Explosions shook the village as shells slammed into residential areas suspected of sheltering defectors, and even mosques were targeted, according to activists. A 15-year-old boy and five soldiers were killed, they said.

"The clashes are very intense and have been going on since the morning," said Rami Abdul-Rahman, director of the British-based Syrian Observatory for Human Rights, which relies on a network of activists on the ground.

A video posted online by activists shows what it said was the inside of the Abu Bakr al-Saddiq mosque in Hirak. There were images of rubble littering the mosque’s entryway, doors blown from their frames and shattered glass covering the floor.

An unidentified man on camera says a tank fired on the mosque after town residents sought refuge there. Another video shows men, women and children fleeing a building after it appears to be hit by a shell.

Abdul-Rahman said the army was fighting a large number of army defectors in Hirak.

He said the rebels ambushed an armored personnel carrier, killing five soldiers and wounding several. He and the Local Coordination Committees, another activist group, said a 15-year-old boy was killed by snipers.

Activists and residents accuse the government of deploying snipers on rooftops in many cities to terrorize anti-government protesters. The circumstances of the teenager’s death were not immediately clear. Syria has barred almost all foreign journalists and human rights groups throughout the uprising, making most events difficult to verify.

Security forces were conducting raids in pursuit of defectors and activists, making arbitrary arrests and burning homes in Hirak, the LCC said. The group reported at least 21 deaths across Syria Tuesday.

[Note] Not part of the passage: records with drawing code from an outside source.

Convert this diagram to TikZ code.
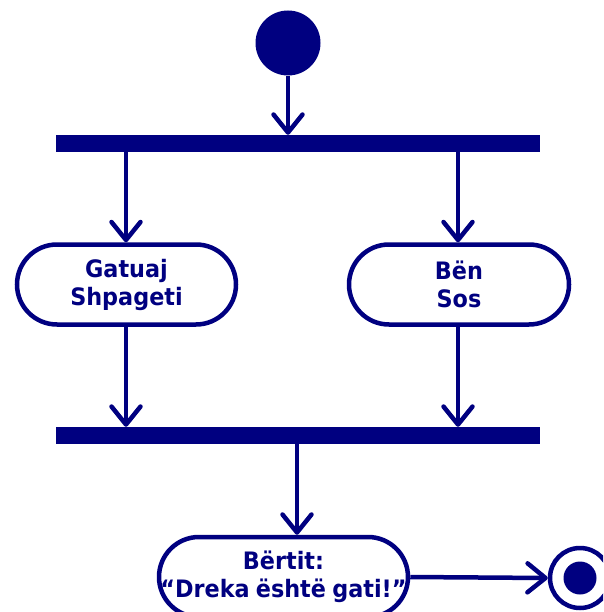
\documentclass[tikz,border=0pt]{standalone}
\usepackage{fontspec}
\setmainfont{DejaVu Sans}[FakeStretch=0.93]
\usetikzlibrary{arrows.meta}
\definecolor{umlblue}{HTML}{000080}
\begin{document}
\begin{tikzpicture}[x=1pt,y=-1pt,
  flow/.style={draw=umlblue,line width=4.5pt,
    -{Straight Barb[length=18pt,width=29pt,line cap=round,line join=round]}},
  action/.style={draw=umlblue,line width=4.5pt,fill=white,rounded corners=40pt,
    minimum height=80pt,inner sep=0pt,align=center,text=umlblue,
    font=\fontsize{24}{28}\selectfont\bfseries},
  bar/.style={fill=umlblue,draw=none,minimum width=484pt,minimum height=17pt,inner sep=0pt},
]
\useasboundingbox (0,0) rectangle (603,612);
\clip (0,0) rectangle (603,612);

% start / end markers
\node[circle,fill=umlblue,minimum size=65pt,inner sep=0pt] (start) at (288,43) {};
\node[circle,draw=umlblue,line width=4.5pt,fill=white,minimum size=60pt,inner sep=0pt] (final) at (580,578) {};
\fill[umlblue] (final.center) circle (16.5);

% fork and join bars
\node[bar] (fork) at (298,143.5) {};
\node[bar] (join) at (298,435.5) {};

% actions
\node[action,minimum width=219pt] (cook) at (126.5,284.5) {Gatuaj\\Shpageti};
\node[action,minimum width=220pt] (sauce) at (459,284.5) {Bën\\Sos};
\node[action,minimum width=249pt] (shout) at (283.5,577) {Bërtit:\\“Dreka\hspace{0.26em}është\hspace{0.26em}gati!”};

% flows
\coordinate (mid) at (297,0);
\draw[flow] (start) -- (fork.north -| start);
\draw[flow] (fork.south -| 126,0) -- (cook.north -| 126,0);
\draw[flow] (fork.south -| 458,0) -- (sauce.north -| 458,0);
\draw[flow] (cook.south -| 126,0) -- (join.north -| 126,0);
\draw[flow] (sauce.south -| 458,0) -- (join.north -| 458,0);
\draw[flow] (join.south -| mid) -- (shout.north -| mid);
\draw[flow] (shout.east) -- (final.west);
\end{tikzpicture}
\end{document}
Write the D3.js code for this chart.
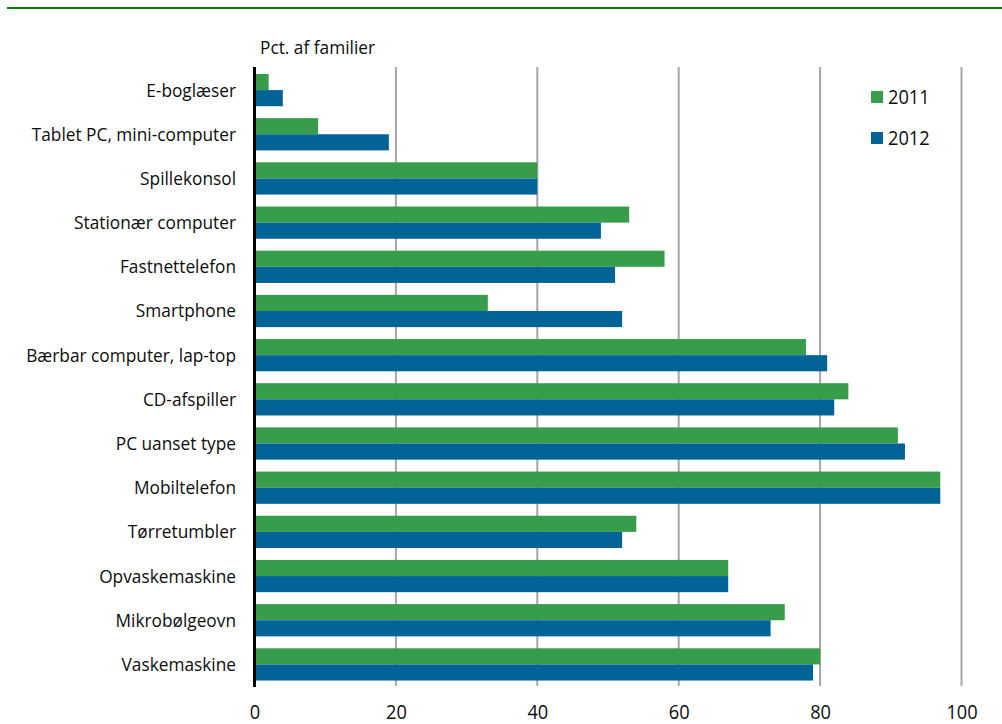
<!DOCTYPE html>
<html>
<head>
<meta charset="utf-8">
<script src="https://cdn.jsdelivr.net/npm/d3@7"></script>
<style>
  html, body { margin: 0; padding: 0; background: #fff; }
  svg { display: block; }
  text { font-family: "Open Sans", "Noto Sans", sans-serif; fill: #0d0d0d; }
</style>
</head>
<body>
<svg id="chart" width="1002" height="724"></svg>
<script>
// Devices owned by households, share of families (%)
const categories = [
  "E-boglæser",
  "Tablet PC, mini-computer",
  "Spillekonsol",
  "Stationær computer",
  "Fastnettelefon",
  "Smartphone",
  "Bærbar computer, lap-top",
  "CD-afspiller",
  "PC uanset type",
  "Mobiltelefon",
  "Tørretumbler",
  "Opvaskemaskine",
  "Mikrobølgeovn",
  "Vaskemaskine"
];
const values2011 = [2, 9, 40, 53, 58, 33, 78, 84, 91, 97, 54, 67, 75, 80];
const values2012 = [4, 19, 40, 49, 51, 52, 81, 82, 92, 97, 52, 67, 73, 79];
const seriesNames = ["2011", "2012"];
const xTicks = [0, 20, 40, 60, 80, 100];
const unitLabel = "Pct. af familier";

const colors = { "2011": "#389d4a", "2012": "#026496" };
const narrow = 0.935; // horizontal squeeze to get a condensed face

const svg = d3.select("#chart");
const W = 1002;

const x = d3.scaleLinear().domain([0, 100]).range([254.5, 961.5]);
const y = d3.scaleBand().domain(categories).range([68, 686.5]).paddingInner(0.27).paddingOuter(0.135);
const sub = d3.scaleBand().domain(seriesNames).range([0, y.bandwidth()]);

// top rule
svg.append("line")
  .attr("x1", 7).attr("x2", W).attr("y1", 8).attr("y2", 8)
  .attr("stroke", "#0a840f").attr("stroke-width", 2);

// unit label
svg.append("text")
  .attr("transform", `translate(260,54) scale(${narrow},1)`)
  .attr("font-size", 18.5)
  .text(unitLabel);

// vertical gridlines
svg.append("g").selectAll("line")
  .data(xTicks.filter(d => d > 0))
  .join("line")
  .attr("x1", d => x(d)).attr("x2", d => x(d))
  .attr("y1", 67).attr("y2", 686)
  .attr("stroke", "#a6a6a6").attr("stroke-width", 2);

// bars
const data = categories.map((c, i) => ({ c, v: { "2011": values2011[i], "2012": values2012[i] } }));
const groups = svg.append("g").selectAll("g")
  .data(data).join("g")
  .attr("transform", d => `translate(0,${y(d.c)})`);
groups.selectAll("rect")
  .data(d => seriesNames.map(s => ({ s, v: d.v[s] })))
  .join("rect")
  .attr("x", x(0))
  .attr("y", d => sub(d.s))
  .attr("width", d => x(d.v) - x(0))
  .attr("height", sub.bandwidth())
  .attr("fill", d => colors[d.s]);

// category axis line
svg.append("line")
  .attr("x1", x(0)).attr("x2", x(0)).attr("y1", 67).attr("y2", 687)
  .attr("stroke", "#000").attr("stroke-width", 3);

// category labels
svg.append("g").selectAll("text")
  .data(categories).join("text")
  .attr("transform", d => `translate(236,${y(d) + y.bandwidth() / 2}) scale(${narrow},1)`)
  .attr("dy", "0.35em")
  .attr("text-anchor", "end")
  .attr("font-size", 18.5)
  .text(d => d);

// value axis labels
const xAxis = d3.axisBottom(x).tickValues(xTicks).tickSize(0).tickPadding(0);
const gx = svg.append("g").attr("transform", "translate(0,712)").call(xAxis);
gx.select(".domain").remove();
gx.selectAll("text")
  .attr("y", 0).attr("dy", "0.35em")
  .attr("transform", `scale(${narrow},1)`)
  .attr("font-size", 19.5)
  .attr("font-family", null)
  .attr("fill", "#0d0d0d");

// legend
const legend = svg.append("g").selectAll("g")
  .data(seriesNames).join("g")
  .attr("transform", (d, i) => `translate(871,${97 + i * 41})`);
legend.append("rect")
  .attr("x", 0).attr("y", -6).attr("width", 12).attr("height", 12)
  .attr("fill", d => colors[d]);
legend.append("text")
  .attr("transform", `translate(17,0) scale(${narrow},1)`)
  .attr("dy", "0.35em")
  .attr("font-size", 19.5)
  .text(d => d);
</script>
</body>
</html>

The operation in Daraa province began just days after Syrian forces captured a key rebel-held neighborhood in central Homs province, another opposition stronghold. Government troops intensely shelled Homs for four weeks before they captured the Baba Amr neighborhood in the city of Homs, wresting it from rebels who had held it for months. Activists said hundreds were killed in the monthlong offensive, which was forcefully condemned around the world.

Observatory director Abdul-Rahman said Syrian forces Tuesday blasted a bridge and a tunnel near the border with Lebanon used to evacuate the wounded and refugees to Lebanon from Homs province.

A top Russian diplomat also said Moscow was sticking to its position on the Syria crisis and urged the West to press the opposition to stop fighting Assad’s regime. Both Russia and China fear a Security Council resolution condemning Syria could lead to military intervention against Assad, as it did last year against Gadhafi in Libya.

A special Chinese envoy to Syria arrived in Damascus Tuesday to press the regime for a cease-fire. Beijing remains firmly opposed to any foreign intervention in Syria.